[Data for processing]

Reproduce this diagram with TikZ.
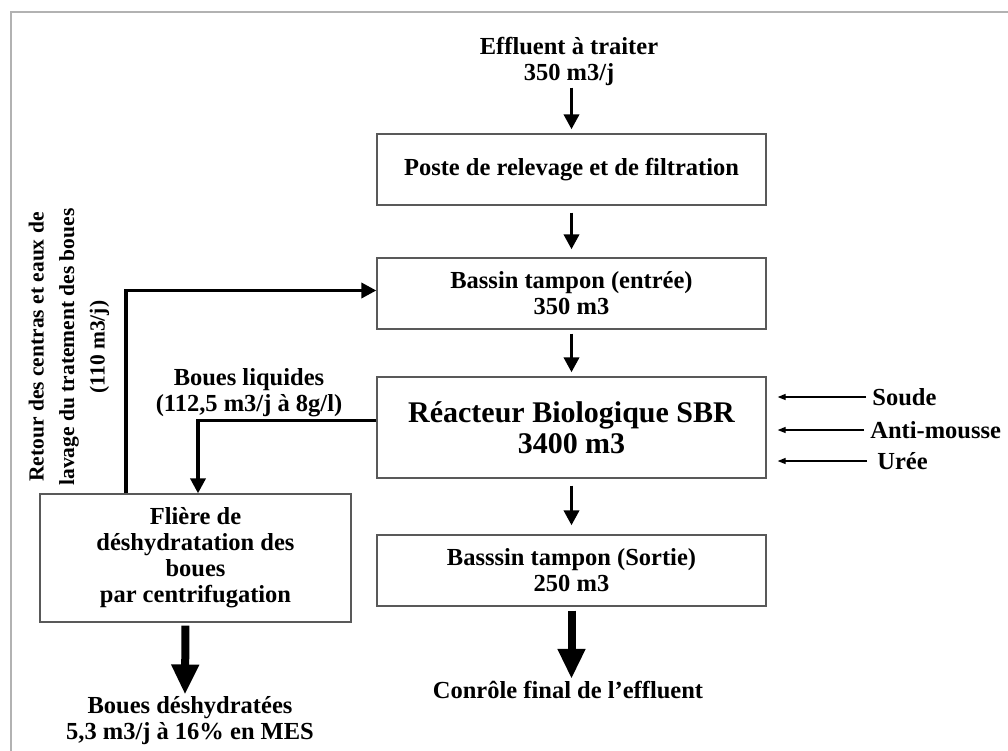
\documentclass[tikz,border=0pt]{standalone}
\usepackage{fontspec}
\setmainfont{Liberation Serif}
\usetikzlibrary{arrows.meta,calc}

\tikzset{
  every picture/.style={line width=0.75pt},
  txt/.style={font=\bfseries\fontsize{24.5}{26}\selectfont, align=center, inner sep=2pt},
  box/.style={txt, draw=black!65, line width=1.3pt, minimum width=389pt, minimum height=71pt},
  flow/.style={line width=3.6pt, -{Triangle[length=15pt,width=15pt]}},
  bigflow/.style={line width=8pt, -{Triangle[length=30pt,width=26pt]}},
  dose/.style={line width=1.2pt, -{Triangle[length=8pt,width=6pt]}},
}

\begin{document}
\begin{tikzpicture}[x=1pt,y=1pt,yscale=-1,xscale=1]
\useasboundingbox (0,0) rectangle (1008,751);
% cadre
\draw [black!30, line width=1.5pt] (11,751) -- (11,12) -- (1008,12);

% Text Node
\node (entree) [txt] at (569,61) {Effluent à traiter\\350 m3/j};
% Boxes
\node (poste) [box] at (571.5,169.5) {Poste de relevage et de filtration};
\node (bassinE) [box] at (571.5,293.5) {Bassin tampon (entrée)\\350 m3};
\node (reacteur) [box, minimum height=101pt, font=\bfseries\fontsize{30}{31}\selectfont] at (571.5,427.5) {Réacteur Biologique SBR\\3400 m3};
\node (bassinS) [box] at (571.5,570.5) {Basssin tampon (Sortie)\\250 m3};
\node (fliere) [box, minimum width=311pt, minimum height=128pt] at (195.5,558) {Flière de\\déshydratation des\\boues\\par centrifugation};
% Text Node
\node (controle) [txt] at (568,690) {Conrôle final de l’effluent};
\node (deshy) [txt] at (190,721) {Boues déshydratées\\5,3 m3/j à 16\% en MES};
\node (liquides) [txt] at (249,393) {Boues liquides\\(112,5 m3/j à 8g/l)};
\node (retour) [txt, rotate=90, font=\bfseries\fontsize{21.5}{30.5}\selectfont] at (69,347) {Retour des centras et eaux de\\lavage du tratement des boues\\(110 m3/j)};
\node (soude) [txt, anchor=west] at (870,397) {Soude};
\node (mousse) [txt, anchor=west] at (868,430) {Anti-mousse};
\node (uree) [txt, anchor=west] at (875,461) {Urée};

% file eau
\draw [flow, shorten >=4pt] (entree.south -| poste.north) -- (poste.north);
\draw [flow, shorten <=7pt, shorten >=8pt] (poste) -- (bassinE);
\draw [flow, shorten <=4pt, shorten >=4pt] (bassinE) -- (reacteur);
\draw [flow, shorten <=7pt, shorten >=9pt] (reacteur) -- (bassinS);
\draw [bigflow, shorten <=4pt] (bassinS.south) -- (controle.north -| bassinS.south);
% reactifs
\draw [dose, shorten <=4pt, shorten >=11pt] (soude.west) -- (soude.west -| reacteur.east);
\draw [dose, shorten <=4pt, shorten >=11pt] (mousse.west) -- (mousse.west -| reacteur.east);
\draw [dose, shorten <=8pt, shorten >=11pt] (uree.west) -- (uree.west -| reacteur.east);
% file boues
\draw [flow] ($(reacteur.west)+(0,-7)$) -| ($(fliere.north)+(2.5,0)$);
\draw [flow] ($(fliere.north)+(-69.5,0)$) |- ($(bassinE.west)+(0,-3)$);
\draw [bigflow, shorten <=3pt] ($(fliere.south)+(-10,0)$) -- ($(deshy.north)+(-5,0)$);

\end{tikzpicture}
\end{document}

--

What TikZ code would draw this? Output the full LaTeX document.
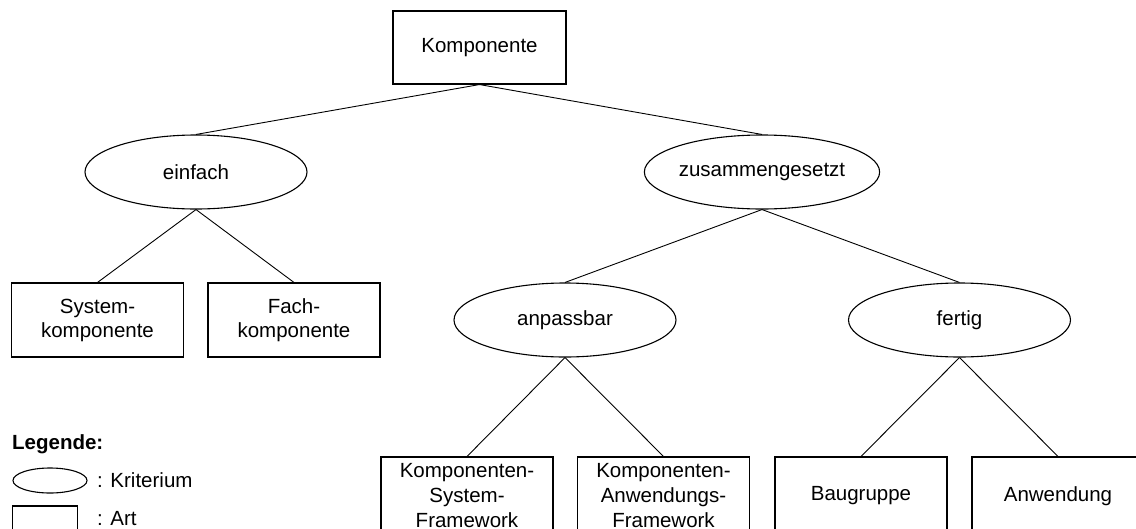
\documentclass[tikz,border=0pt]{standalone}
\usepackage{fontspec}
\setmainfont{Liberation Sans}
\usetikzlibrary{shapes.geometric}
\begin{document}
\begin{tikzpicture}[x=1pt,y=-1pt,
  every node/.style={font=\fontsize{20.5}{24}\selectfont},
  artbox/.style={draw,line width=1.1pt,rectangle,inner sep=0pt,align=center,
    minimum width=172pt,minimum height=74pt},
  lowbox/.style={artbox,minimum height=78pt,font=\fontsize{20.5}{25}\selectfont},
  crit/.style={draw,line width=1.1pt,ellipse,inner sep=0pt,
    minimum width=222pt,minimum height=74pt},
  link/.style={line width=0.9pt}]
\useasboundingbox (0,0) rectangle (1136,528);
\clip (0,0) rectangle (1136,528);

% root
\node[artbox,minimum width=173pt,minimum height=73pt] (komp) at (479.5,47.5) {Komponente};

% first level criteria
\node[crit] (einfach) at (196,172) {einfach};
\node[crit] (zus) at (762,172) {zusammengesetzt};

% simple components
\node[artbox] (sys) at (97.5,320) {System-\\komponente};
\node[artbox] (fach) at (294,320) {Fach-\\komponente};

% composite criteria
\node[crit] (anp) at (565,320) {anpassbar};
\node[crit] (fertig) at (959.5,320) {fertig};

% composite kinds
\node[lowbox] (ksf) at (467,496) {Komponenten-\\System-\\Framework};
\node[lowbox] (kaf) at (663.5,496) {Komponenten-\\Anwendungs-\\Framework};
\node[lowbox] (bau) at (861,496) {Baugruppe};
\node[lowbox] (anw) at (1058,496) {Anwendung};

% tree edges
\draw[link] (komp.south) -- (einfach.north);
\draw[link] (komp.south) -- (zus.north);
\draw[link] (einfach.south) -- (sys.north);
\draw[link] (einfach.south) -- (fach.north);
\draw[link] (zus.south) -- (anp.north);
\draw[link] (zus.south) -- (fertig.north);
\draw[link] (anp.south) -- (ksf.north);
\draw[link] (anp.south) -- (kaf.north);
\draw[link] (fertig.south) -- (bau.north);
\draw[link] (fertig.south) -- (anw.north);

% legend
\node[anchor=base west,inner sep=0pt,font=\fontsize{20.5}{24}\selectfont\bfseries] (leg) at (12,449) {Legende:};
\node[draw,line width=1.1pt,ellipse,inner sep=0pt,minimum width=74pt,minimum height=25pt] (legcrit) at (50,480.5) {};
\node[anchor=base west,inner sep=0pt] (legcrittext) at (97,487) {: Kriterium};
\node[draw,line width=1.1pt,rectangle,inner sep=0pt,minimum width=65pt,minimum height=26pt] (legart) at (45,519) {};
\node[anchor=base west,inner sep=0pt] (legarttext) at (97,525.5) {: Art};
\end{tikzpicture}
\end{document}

==

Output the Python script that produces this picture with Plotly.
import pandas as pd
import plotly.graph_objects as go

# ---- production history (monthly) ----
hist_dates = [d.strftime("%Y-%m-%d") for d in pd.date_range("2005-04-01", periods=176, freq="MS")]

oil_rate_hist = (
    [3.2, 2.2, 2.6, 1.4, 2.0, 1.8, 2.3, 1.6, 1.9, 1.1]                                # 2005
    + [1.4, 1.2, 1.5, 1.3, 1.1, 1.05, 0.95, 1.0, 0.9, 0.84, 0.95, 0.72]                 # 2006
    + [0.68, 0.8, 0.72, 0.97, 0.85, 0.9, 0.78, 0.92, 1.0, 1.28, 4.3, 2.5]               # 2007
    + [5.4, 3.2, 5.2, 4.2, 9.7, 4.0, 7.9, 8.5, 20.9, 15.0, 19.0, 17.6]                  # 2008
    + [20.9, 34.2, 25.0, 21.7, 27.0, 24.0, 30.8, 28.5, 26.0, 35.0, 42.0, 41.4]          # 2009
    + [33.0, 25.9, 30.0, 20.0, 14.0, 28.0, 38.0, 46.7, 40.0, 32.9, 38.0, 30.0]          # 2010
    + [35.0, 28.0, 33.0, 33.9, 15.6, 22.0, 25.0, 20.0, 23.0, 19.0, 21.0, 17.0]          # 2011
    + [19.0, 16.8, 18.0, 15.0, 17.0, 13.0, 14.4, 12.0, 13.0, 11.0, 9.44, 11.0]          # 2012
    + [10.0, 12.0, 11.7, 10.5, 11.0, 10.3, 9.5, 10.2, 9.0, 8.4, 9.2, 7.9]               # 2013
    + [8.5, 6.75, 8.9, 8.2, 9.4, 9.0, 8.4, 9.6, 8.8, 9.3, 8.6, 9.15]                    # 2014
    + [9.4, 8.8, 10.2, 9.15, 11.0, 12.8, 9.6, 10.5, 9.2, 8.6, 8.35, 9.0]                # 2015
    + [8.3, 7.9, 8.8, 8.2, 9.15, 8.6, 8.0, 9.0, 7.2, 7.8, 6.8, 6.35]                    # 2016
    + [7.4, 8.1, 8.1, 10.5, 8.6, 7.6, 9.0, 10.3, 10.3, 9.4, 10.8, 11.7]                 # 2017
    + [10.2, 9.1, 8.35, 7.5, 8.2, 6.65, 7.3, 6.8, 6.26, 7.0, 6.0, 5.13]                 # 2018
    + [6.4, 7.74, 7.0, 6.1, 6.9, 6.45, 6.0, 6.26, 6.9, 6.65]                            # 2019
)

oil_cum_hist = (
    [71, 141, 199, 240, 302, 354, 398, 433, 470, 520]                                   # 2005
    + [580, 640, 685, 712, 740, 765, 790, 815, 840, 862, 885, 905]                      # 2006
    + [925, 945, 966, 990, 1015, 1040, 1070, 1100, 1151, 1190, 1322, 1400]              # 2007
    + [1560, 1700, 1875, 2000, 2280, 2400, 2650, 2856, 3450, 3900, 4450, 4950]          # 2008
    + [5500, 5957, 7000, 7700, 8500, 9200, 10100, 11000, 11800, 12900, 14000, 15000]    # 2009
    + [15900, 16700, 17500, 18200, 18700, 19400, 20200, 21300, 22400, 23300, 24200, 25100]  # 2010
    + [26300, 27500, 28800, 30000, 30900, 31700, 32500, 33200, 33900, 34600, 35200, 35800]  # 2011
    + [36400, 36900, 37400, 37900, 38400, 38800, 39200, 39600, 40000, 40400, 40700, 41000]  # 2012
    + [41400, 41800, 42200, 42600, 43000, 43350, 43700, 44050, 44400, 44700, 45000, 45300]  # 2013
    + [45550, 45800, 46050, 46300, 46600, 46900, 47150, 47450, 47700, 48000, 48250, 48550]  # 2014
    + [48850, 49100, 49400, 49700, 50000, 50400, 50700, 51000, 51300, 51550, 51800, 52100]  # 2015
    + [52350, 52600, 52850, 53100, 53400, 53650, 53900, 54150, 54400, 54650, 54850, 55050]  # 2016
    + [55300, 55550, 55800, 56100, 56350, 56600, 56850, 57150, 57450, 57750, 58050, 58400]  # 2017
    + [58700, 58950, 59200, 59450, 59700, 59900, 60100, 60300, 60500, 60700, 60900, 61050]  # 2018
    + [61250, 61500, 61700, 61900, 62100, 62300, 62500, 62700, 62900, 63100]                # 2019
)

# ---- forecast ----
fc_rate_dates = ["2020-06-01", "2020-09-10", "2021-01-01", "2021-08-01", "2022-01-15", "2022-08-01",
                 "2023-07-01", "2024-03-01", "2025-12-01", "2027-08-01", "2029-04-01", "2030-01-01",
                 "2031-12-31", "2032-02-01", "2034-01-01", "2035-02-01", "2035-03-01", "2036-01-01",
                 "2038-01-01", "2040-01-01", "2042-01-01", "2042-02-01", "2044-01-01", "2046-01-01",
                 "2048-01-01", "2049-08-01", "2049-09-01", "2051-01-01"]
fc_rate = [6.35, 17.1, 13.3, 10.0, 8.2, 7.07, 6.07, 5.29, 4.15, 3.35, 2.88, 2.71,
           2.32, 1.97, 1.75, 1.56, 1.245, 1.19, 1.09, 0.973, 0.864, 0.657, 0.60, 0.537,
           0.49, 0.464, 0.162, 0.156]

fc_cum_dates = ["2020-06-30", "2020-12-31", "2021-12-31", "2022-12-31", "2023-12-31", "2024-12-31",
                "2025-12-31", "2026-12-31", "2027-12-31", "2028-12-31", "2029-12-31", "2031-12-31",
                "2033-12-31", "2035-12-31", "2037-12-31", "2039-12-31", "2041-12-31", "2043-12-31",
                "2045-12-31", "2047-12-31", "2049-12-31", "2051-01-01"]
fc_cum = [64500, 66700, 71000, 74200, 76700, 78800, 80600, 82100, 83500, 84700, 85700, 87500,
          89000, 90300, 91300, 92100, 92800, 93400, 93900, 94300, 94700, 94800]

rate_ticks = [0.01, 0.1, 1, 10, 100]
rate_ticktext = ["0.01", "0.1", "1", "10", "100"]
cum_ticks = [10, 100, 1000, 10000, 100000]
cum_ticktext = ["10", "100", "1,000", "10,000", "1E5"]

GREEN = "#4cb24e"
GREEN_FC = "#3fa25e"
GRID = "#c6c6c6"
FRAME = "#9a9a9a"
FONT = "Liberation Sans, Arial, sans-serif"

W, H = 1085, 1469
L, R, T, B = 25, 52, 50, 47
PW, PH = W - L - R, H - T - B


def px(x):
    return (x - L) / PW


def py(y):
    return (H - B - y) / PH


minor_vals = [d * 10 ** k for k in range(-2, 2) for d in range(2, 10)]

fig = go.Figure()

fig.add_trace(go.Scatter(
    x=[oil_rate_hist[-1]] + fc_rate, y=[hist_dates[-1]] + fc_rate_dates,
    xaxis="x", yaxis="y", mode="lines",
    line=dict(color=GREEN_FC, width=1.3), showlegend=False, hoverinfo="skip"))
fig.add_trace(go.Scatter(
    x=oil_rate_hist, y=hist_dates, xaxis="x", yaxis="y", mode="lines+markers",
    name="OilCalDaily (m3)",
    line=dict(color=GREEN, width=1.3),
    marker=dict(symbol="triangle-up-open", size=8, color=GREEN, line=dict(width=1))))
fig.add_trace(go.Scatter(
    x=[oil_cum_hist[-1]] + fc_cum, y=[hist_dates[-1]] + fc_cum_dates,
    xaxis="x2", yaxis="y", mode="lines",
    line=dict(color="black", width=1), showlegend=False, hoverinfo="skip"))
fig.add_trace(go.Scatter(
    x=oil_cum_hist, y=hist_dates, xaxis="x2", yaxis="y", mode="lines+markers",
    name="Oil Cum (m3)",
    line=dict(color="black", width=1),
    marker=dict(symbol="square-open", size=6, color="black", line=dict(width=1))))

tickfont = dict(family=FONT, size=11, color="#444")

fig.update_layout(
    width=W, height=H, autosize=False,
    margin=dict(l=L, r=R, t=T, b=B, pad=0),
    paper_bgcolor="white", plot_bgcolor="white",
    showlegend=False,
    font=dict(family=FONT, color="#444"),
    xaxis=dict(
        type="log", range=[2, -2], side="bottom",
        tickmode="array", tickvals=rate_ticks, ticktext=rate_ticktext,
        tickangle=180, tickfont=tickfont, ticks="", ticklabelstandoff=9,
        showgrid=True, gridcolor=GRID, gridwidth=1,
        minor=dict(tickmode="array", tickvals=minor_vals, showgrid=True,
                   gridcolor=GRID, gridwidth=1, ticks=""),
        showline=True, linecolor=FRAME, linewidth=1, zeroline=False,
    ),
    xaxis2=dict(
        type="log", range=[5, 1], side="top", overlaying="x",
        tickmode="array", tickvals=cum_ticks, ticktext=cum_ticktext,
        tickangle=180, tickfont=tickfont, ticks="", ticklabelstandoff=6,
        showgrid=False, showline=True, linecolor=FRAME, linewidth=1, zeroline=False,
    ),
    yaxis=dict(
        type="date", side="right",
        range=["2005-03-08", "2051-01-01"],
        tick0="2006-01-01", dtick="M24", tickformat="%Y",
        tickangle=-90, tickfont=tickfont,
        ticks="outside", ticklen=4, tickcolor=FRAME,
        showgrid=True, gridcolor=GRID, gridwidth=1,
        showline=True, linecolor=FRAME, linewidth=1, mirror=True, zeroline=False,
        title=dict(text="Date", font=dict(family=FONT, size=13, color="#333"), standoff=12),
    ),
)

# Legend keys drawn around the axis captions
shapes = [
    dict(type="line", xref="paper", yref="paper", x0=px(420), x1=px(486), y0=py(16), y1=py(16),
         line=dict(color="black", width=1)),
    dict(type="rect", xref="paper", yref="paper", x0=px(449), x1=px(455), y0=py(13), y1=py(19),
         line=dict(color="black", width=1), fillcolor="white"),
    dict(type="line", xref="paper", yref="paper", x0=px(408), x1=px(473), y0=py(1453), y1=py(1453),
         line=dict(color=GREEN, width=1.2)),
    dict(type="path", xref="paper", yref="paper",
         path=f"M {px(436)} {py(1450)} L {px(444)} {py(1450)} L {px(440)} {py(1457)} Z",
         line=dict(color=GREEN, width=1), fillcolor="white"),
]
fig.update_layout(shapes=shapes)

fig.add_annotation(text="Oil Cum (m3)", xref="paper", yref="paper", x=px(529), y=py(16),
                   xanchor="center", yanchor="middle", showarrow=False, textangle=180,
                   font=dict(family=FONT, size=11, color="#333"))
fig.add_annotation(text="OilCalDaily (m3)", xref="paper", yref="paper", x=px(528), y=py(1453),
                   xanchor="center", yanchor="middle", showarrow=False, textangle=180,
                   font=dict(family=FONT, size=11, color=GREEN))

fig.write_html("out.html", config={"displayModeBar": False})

[Given request] Starting at the line containing "Reproduce this diagram with TikZ." and ending at the line containing "(11,12) -- (1008,12);", copy those lines exactly, both included, and nothing more. Leave out any picture.

[Solution for this exercise]
Reproduce this diagram with TikZ.
\documentclass[tikz,border=0pt]{standalone}
\usepackage{fontspec}
\setmainfont{Liberation Serif}
\usetikzlibrary{arrows.meta,calc}

\tikzset{
  every picture/.style={line width=0.75pt},
  txt/.style={font=\bfseries\fontsize{24.5}{26}\selectfont, align=center, inner sep=2pt},
  box/.style={txt, draw=black!65, line width=1.3pt, minimum width=389pt, minimum height=71pt},
  flow/.style={line width=3.6pt, -{Triangle[length=15pt,width=15pt]}},
  bigflow/.style={line width=8pt, -{Triangle[length=30pt,width=26pt]}},
  dose/.style={line width=1.2pt, -{Triangle[length=8pt,width=6pt]}},
}

\begin{document}
\begin{tikzpicture}[x=1pt,y=1pt,yscale=-1,xscale=1]
\useasboundingbox (0,0) rectangle (1008,751);
% cadre
\draw [black!30, line width=1.5pt] (11,751) -- (11,12) -- (1008,12);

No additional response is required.